Une question majeure demeure s'agissant de la stratégie du Gouvernement en matière d'audiovisuel public – plusieurs d'entre nous l'ont évoquée. Nous dénoncions déjà la stratégie du Gouvernement pour l'audiovisuel public dans les budgets précédents et les prémices du projet de loi audiovisuel. La cure d'austérité se poursuit cette année encore. Alors que les recettes publicitaires sont en chute libre, la perte du chiffre d'affaires publicitaire est estimée à 55 millions d'euros par rapport aux prévisions initiales. L'audiovisuel public doit en outre faire face à des coûts supplémentaires liés à la crise.

Compte tenu de l'inflation, une baisse de 2,63 % des crédits de paiement est prévue pour l'audiovisuel public en 2021, après une baisse de 3,36 % en 2020 et de 2,56 % en 2019. Radio France voit ses crédits baisser de 2,15 %, en tenant compte de l'inflation, après une baisse de 2,34 % l'année dernière. Quant à France Télévisions, ses crédits baissent de 3,23 % après une baisse de 3,9 % en 2020.

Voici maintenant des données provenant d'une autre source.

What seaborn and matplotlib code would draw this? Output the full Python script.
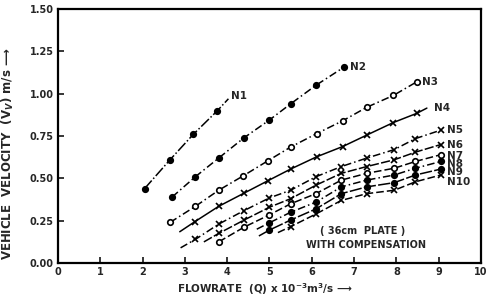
import matplotlib
matplotlib.use("Agg")
import matplotlib.pyplot as plt
import seaborn as sns

# flowrate Q (x 10^-3 m^3/s) and vehicle velocity Vv (m/s)
q_n1 = [2.05, 2.65, 3.2, 3.77, 4.03]
v_n1 = [0.44, 0.61, 0.76, 0.90, 0.97]
q_n2 = [2.7, 3.25, 3.8, 4.4, 5.0, 5.5, 6.1, 6.75]
v_n2 = [0.39, 0.51, 0.62, 0.74, 0.845, 0.94, 1.05, 1.155]
q_n3 = [2.65, 3.25, 3.8, 4.38, 4.97, 5.5, 6.12, 6.73, 7.3, 7.93, 8.48]
v_n3 = [0.24, 0.335, 0.43, 0.515, 0.605, 0.685, 0.765, 0.84, 0.92, 0.99, 1.07]
q_n4 = [2.88, 3.24, 3.8, 4.4, 4.97, 5.5, 6.12, 6.73, 7.31, 7.93, 8.48, 8.72]
v_n4 = [0.185, 0.245, 0.335, 0.413, 0.487, 0.555, 0.628, 0.688, 0.757, 0.83, 0.884, 0.915]
q_n5 = [2.9, 3.25, 3.8, 4.4, 5.0, 5.5, 6.1, 6.7, 7.3, 7.95, 8.45, 9.05]
v_n5 = [0.09, 0.14, 0.23, 0.31, 0.385, 0.43, 0.51, 0.57, 0.62, 0.67, 0.735, 0.785]
q_n6 = [3.45, 3.8, 4.4, 5.0, 5.5, 6.1, 6.7, 7.3, 7.95, 8.45, 9.05]
v_n6 = [0.125, 0.175, 0.254, 0.33, 0.38, 0.46, 0.53, 0.57, 0.61, 0.655, 0.70]
q_n7 = [3.8, 4.4, 5.0, 5.5, 6.1, 6.7, 7.3, 7.95, 8.45, 9.05]
v_n7 = [0.125, 0.212, 0.285, 0.35, 0.41, 0.49, 0.53, 0.56, 0.60, 0.64]
q_n8 = [4.7, 5.0, 5.5, 6.1, 6.7, 7.3, 7.95, 8.45, 9.05]
v_n8 = [0.20, 0.238, 0.30, 0.36, 0.45, 0.49, 0.52, 0.56, 0.60]
q_n9 = [4.75, 5.0, 5.5, 6.1, 6.7, 7.3, 7.95, 8.45, 9.05]
v_n9 = [0.16, 0.195, 0.254, 0.32, 0.41, 0.45, 0.475, 0.52, 0.555]
q_n10 = [5.2, 5.5, 6.1, 6.7, 7.3, 7.95, 8.45, 9.05]
v_n10 = [0.18, 0.215, 0.29, 0.37, 0.41, 0.43, 0.48, 0.52]

names = ["N1", "N2", "N3", "N4", "N5", "N6", "N7", "N8", "N9", "N10"]
x_ticks = list(range(0, 11))
y_ticks = [0.0, 0.25, 0.5, 0.75, 1.0, 1.25, 1.5]
y_tick_labels = ["0.00", "0.25", "0.50", "0.75", "1.00", "1.25", "1.50"]

series = {
    "N1": (q_n1, v_n1), "N2": (q_n2, v_n2), "N3": (q_n3, v_n3),
    "N4": (q_n4, v_n4), "N5": (q_n5, v_n5), "N6": (q_n6, v_n6),
    "N7": (q_n7, v_n7), "N8": (q_n8, v_n8), "N9": (q_n9, v_n9),
    "N10": (q_n10, v_n10),
}

# marker, open?, linestyle, which points carry a marker
styles = {
    "N1": ("o", False, (0, (7, 1.5, 1, 1.5)), [0, 1, 2, 3]),
    "N2": ("o", False, (0, (5, 2, 1, 2)), None),
    "N3": ("o", True, (0, (5, 2, 1, 2)), None),
    "N4": ("x", False, "-", list(range(1, 11))),
    "N5": ("x", False, (0, (5, 2, 1, 2)), list(range(1, 12))),
    "N6": ("x", False, (0, (6, 1.5)), list(range(1, 11))),
    "N7": ("o", True, (0, (5, 2)), None),
    "N8": ("o", False, (0, (5, 2, 1, 2)), list(range(1, 9))),
    "N9": ("o", False, (0, (8, 1.5)), list(range(1, 9))),
    "N10": ("x", False, (0, (5, 2)), list(range(1, 8))),
}

# label anchor (left edge of the text) next to each curve end
label_pos = {
    "N1": (4.1, 0.985), "N2": (6.9, 1.16), "N3": (8.6, 1.07), "N4": (8.9, 0.915),
    "N5": (9.2, 0.785), "N6": (9.2, 0.70), "N7": (9.2, 0.635), "N8": (9.2, 0.585),
    "N9": (9.2, 0.535), "N10": (9.2, 0.48),
}

sns.set_style("white")
plt.rcParams["font.family"] = ["DejaVu Sans"]
plt.rcParams["font.weight"] = "bold"

fig = plt.figure(figsize=(4.99, 3.01), dpi=100)
ax = fig.add_axes([0.116, 0.126, 0.848, 0.844])

for n in names:
    q, v = series[n]
    mk, hollow, ls, every = styles[n]
    kw = dict(color="black", linewidth=1.1, linestyle=ls, marker=mk,
              markersize=4 if mk == "o" else 4.5, markeredgewidth=1.2,
              markerfacecolor="white" if hollow else "black",
              markeredgecolor="black")
    if every is not None:
        kw["markevery"] = every
    sns.lineplot(x=q, y=v, ax=ax, sort=False, estimator=None, **kw)
    tx, ty = label_pos[n]
    ax.text(tx, ty, n, fontsize=7.5, fontweight="bold", va="center", ha="left")

ax.text(7.2, 0.19, "( 36cm  PLATE )", fontsize=7, fontweight="bold", ha="center", va="center")
ax.text(7.28, 0.106, "WITH COMPENSATION", fontsize=7, fontweight="bold", ha="center", va="center")

ax.set_xlim(0, 10)
ax.set_ylim(0, 1.5)
ax.set_xticks(x_ticks)
ax.set_xticklabels([str(t) for t in x_ticks])
ax.set_yticks(y_ticks)
ax.set_yticklabels(y_tick_labels)
ax.tick_params(direction="in", length=4, width=1.3, labelsize=7, pad=3,
               bottom=True, left=True)
for lab in ax.get_xticklabels() + ax.get_yticklabels():
    lab.set_fontweight("bold")
for sp in ax.spines.values():
    sp.set_visible(True)
    sp.set_color("black")
    sp.set_linewidth(1.6)

ax.set_xlabel("FLOWRATE  (Q) x 10$^{-3}$m$^{3}$/s ⟶", fontsize=7.5, fontweight="bold")
ax.xaxis.set_label_coords(0.49, -0.072)
ax.set_ylabel("VEHICLE  VELOCITY  (V$_{V}$) m/s ⟶", fontsize=8.5, fontweight="bold")
ax.yaxis.set_label_coords(-0.1, 0.43)

fig.savefig("out.png", dpi=100)
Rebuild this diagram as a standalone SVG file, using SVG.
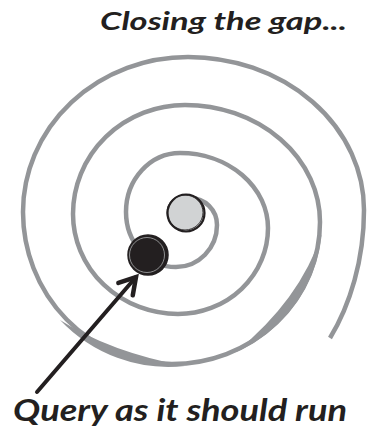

En pleine crise économique, le Gouvernement maintient ses objectifs de réduction d'emplois. Les effectifs de France Télévisions devront diminuer de près de 20 % jusqu'en janvier 2023. Tous les secteurs sont affectés par le double effet du plan de départ et de la crise sanitaire, le réseau régional de France 3 étant particulièrement touché.

Comment comprendre cette stratégie pour France Télévisions, alors qu'elle a pour objet d'être proche de la jeunesse, ambitieuse et accessible ? France 4, qui s'est révélée être un formidable outil pédagogique pendant le confinement, doit-elle être supprimée ? Quand la société doit être près de ses territoires et favoriser la proximité et l'inclusion, le Gouvernement a arrêté les programmes de France Ô. Alors qu'elle vise à soutenir la création française, les dépenses en faveur d'œuvres audiovisuelles européennes et de création originale française sont en baisse.

Nous sommes convaincus que tous ces objectifs ne peuvent être atteints que par une revalorisation des crédits de l'audiovisuel public. Pour ces raisons, nous ne voterons pas ce budget.